When Maria Hernandez took an internship at IBM during her junior year in college, she probably never expected that she would climb up the corporate ladder so quickly or so high. But that’s in fact what happened, as she moved from Systems Programmer to IBM’s Chief Innovation Officer – Latin America. She was the first Latina to have been elevated to this position.

 

 

Latina Maria Hernandez Maria Hernandez

 

But this transition from keyboard jockey to front-line executive has a back story. When she was nine years old, her family moved from Cuba to Spain. After three years, they then settled in New York, where she eventually gained a degree in Management Information Systems—her calling card for that career-building IBM internship. And for the past nine years, she’s lived in Florida.

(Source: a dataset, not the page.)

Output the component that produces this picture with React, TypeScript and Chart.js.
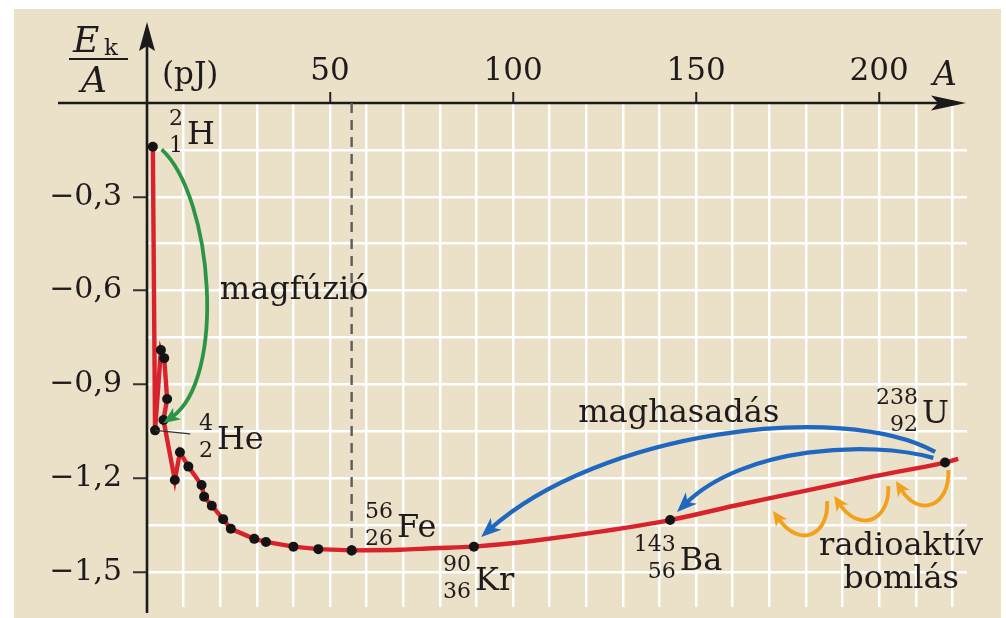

For many, she now represents the quintessential American dream: an immigrant who studied and worked hard to earn her bona fides. After all, she says, “I didn’t become an executive when I first started out as an intern or when I was hired into IBM. It took hard work, perseverance, access to opportunities and the support of my mentors to get to where I am today.”

Despite this humble statement, she’s now being recognized for her many achievements, being one of 12 recipients of this year’s “Hispanic Women of Distinction in South Florida” award. She will officially be honored for her hard-earned worth on Friday, August 15, at the Signature Grand in Davie, Florida, an event that’s sponsored by Latina Style National Magazine and Bank of America.

“More than 60 nominations were submitted, and Maria was unanimously selected by four judges based on her application. The judges don’t even know each other, so it is truly based on the recipients’ service and their ability to continue their heritage and traditions,” says Elaine Vasquez, president of We Do Events, the event’s producer wife of the award’s founder, the late Dr. Erwin Vasquez.